Encoding of the CPU address allows the use of addresses for the IPC which are not necessarily word addresses. Thus the CPU branch is encoded with the address for updating the IPC program counter and for determining the type of address. The invention is particularly advantageous in relation to an IPC that has instructions of variable length with no trivial relation between the CPU program counter and the IPC program counter.
Preferably, the IPC is operable to send an instruction to the CPU to cause the CPU to send a CPU program counter address to the IPC containing the IPC instruction address and instruction type for synchronization of the CPU program counter and the IPC program counter.

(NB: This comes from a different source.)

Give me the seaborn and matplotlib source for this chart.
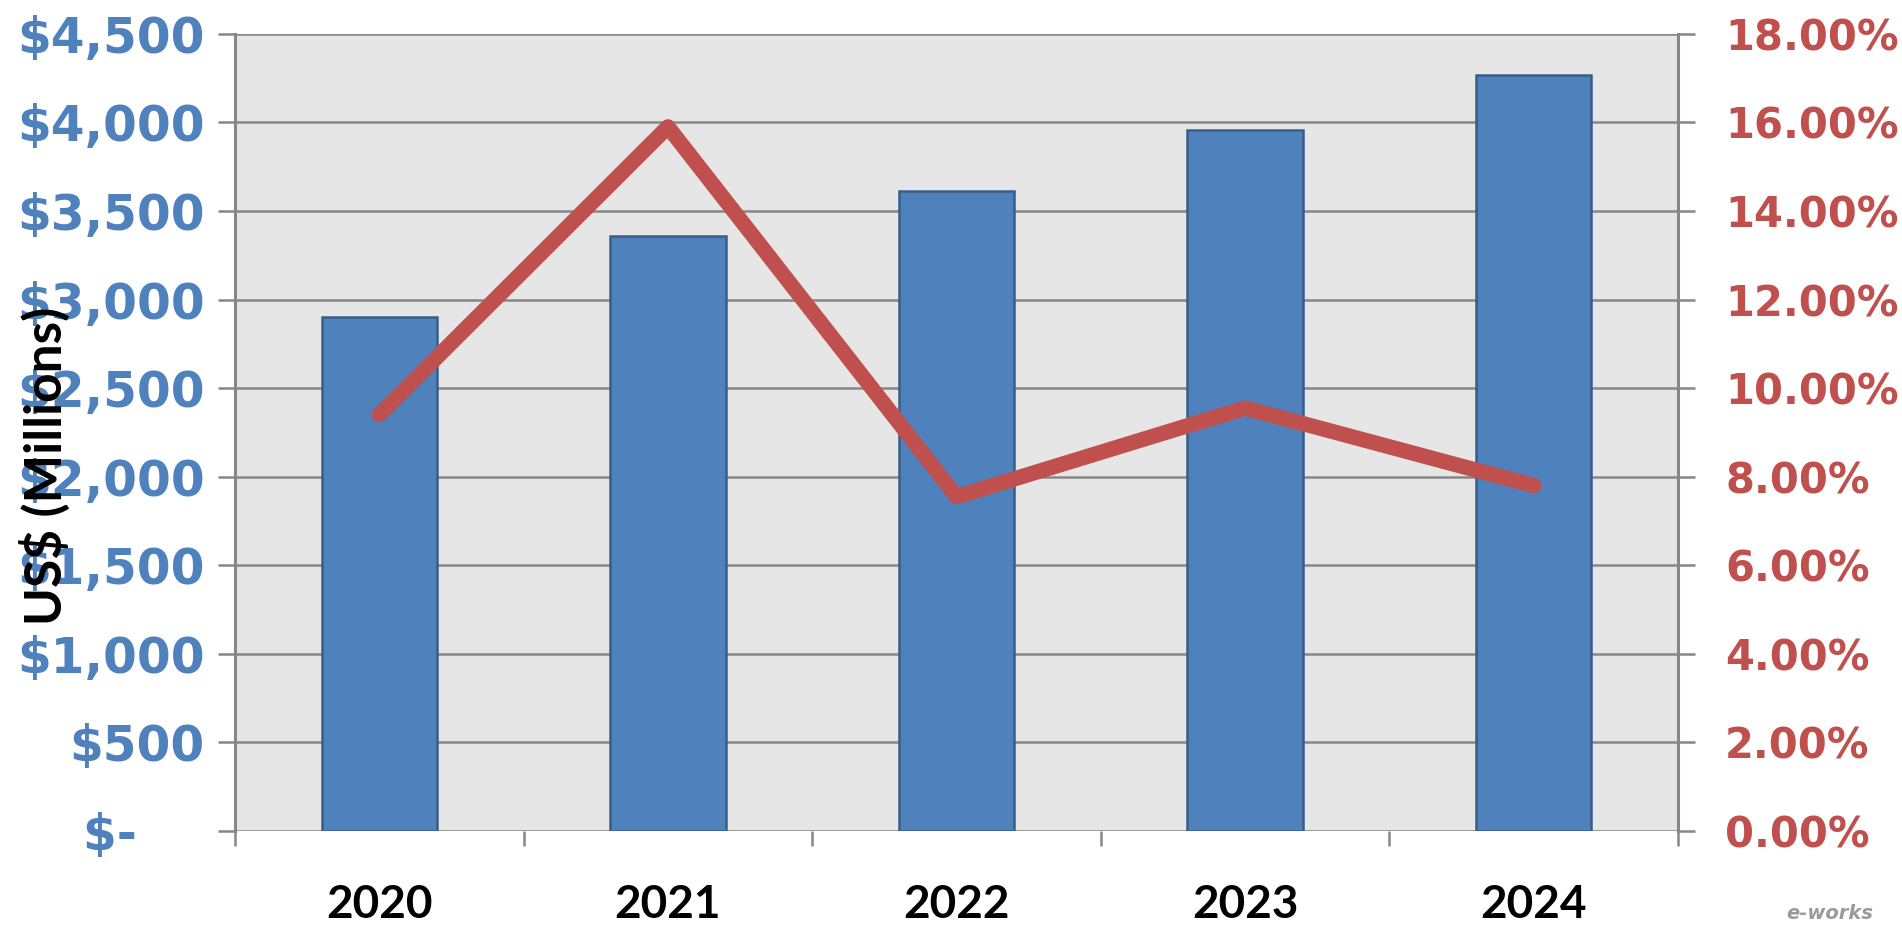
import matplotlib
matplotlib.use("Agg")
import matplotlib.pyplot as plt
import matplotlib.ticker as mticker
import seaborn as sns
import pandas as pd

# data
years = ["2020", "2021", "2022", "2023", "2024"]
revenue = [2900, 3360, 3615, 3955, 4265]          # US$ millions
growth = [9.4, 15.9, 7.55, 9.55, 7.8]             # percent

df = pd.DataFrame({"year": years, "revenue": revenue, "growth": growth})

sns.set_style("white")
plt.rcParams["font.family"] = ["DejaVu Sans"]

blue = "#4F81BD"
red = "#C0504D"
grey = "#878787"

fig = plt.figure(figsize=(19.02, 9.40), dpi=100)
ax = fig.add_axes([0.1236, 0.116, 0.7586, 0.848])
ax.set_facecolor("#E6E6E6")

sns.barplot(data=df, x="year", y="revenue", ax=ax, color=blue, width=0.4,
            edgecolor="#385D8A", linewidth=1.8, saturation=1)

ax.set_ylim(0, 4500)
ax.set_xlim(-0.5, 4.5)
ax.yaxis.set_major_locator(mticker.MultipleLocator(500))
# accounting style: zero shows as "$-" with trailing padding
ax.yaxis.set_major_formatter(mticker.FuncFormatter(lambda v, p: "$-    " if v == 0 else f"${v:,.0f}"))
ax.grid(axis="y", color=grey, linewidth=1.8)
ax.set_axisbelow(True)

for s in ["top", "bottom"]:
    ax.spines[s].set_visible(False)
for s in ["left", "right"]:
    ax.spines[s].set_color(grey)
    ax.spines[s].set_linewidth(2.2)

ax.tick_params(axis="y", left=True, length=12, width=1.8, color=grey,
               labelsize=35, labelcolor=blue, pad=10)
for t in ax.get_yticklabels():
    t.set_fontweight("bold")

# category boundary ticks on the bottom
ax.set_xticks([-0.5, 0.5, 1.5, 2.5, 3.5, 4.5], minor=True)
ax.tick_params(axis="x", which="minor", bottom=True, length=11, width=1.8, color=grey)
ax.tick_params(axis="x", which="major", bottom=False, length=0, pad=38)
ax.set_xticks(range(len(years)))
ax.set_xticklabels(years, fontsize=33, fontweight="bold", family="Lato", color="black")
ax.set_xlabel("")
ax.set_ylabel("")

ax2 = ax.twinx()
sns.pointplot(data=df, x="year", y="growth", ax=ax2, color=red, markers="",
              linewidth=11, solid_capstyle="round", errorbar=None)
ax2.set_xlim(-0.5, 4.5)
ax2.set_ylim(0, 18)
ax2.yaxis.set_major_locator(mticker.MultipleLocator(2))
ax2.yaxis.set_major_formatter(mticker.FuncFormatter(lambda v, p: f"{v:.2f}%"))
ax2.tick_params(axis="y", right=True, length=12, width=1.8, color=grey,
                labelsize=30, labelcolor=red, pad=22)
for t in ax2.get_yticklabels():
    t.set_fontweight("bold")
for s in ["top", "bottom", "left", "right"]:
    ax2.spines[s].set_visible(False)
ax2.set_ylabel("")
ax2.set_xlabel("")

# axis title sits over the tick labels, as in the original
fig.text(0.024, 0.504, "US$ (Millions)", rotation=90, ha="center", va="center",
         fontsize=37, fontweight="bold", family="Lato", color="black")

fig.text(0.985, 0.018, "e-works", ha="right", va="bottom", fontsize=14,
         style="italic", fontweight="bold", color="#9a9a9a")

fig.savefig("out.png", dpi=100)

By causing the IPC (16) to force the CPU (10) to provide address information and instruction type the IPC (16) can advantageously be implemented in a system without specific implementation costs or modification of the CPU (10).
The instruction may be an absolute branch instruction, such as a branch on register value or a return from interrupt or exception.
The instruction address may be a return address, preferably a return address from an interrupt, an exception, a function call, a jump on register and/or a return to the IPC program counter. The function call may be to a non-word-aligned address. The instruction address may be a word, half-word, byte, nibble, or bit address.
The IPC may be an IPC for decompressing compact code into CPU instructions or an IPC for translating Java byte codes into CPU instructions.
The IPC may have variable length instructions, with no trivial relationship between the CPU program counter and the IPC program counter.
The invention extends to a cell phone, a television set-top box or a hand-held PC incorporating the apparatus of the first aspect.